I think you and I may be operating on very different definitions of things like "lines", "limits", and "dynamics". Because if we have two sets of partners who physically push each other to their limits and beyond, who rough house in a safe and consensual manner, and who affectionately mock each other all the while, then I don't see a difference in dynamic between the one where they are equals and the one where they are very different in size/capability.

If that kind of relationship is healthy because they're equals, then that implies you are pushing your partner to your limit, not their limit, and that's disrespectful and unhealthy anyway.
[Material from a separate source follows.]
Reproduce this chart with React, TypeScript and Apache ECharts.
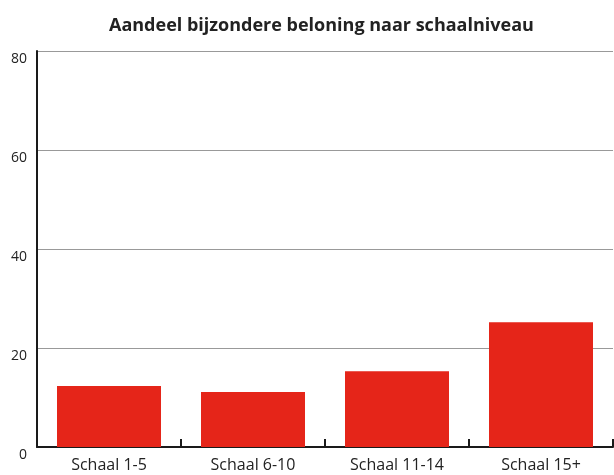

If you are actually pushing your partner to their limit and not yours, then it won't matter what their limit actually is in relation to yours.

Re: Genderswap and abusive ships

(Anonymous) 2014-07-21 12:19 am (UTC)(link)
and if you say 'well you could balance out the gender thing by suddenly giving the newly female character piano playing skills' or something its not that easy, that means changing their backstory to include pianos, lessons, the capability and ability and time to even learn ...

the question was saying genderswap then evaluate the ship, not genderswap, come up with entire new backstories, then evaluate the ship
nyxelestia: Rose Icon (Default)

Re: Genderswap and abusive ships

[personal profile] nyxelestia 2014-07-21 12:43 am (UTC)(link)
Genderswapping does, by default, alter a characters' backstory in some manner in at least 95% of the contexts they occur in (and I'm just throwing in 5% to account for the fact that just because I have yet to hear of a fandom in which men and women are completely and utterly equal doesn't mean they don't exist - but I have yet to hear of a fandom where this was the case, so from both experience, heresay, and second/third person analysis, it's still 100% of the time).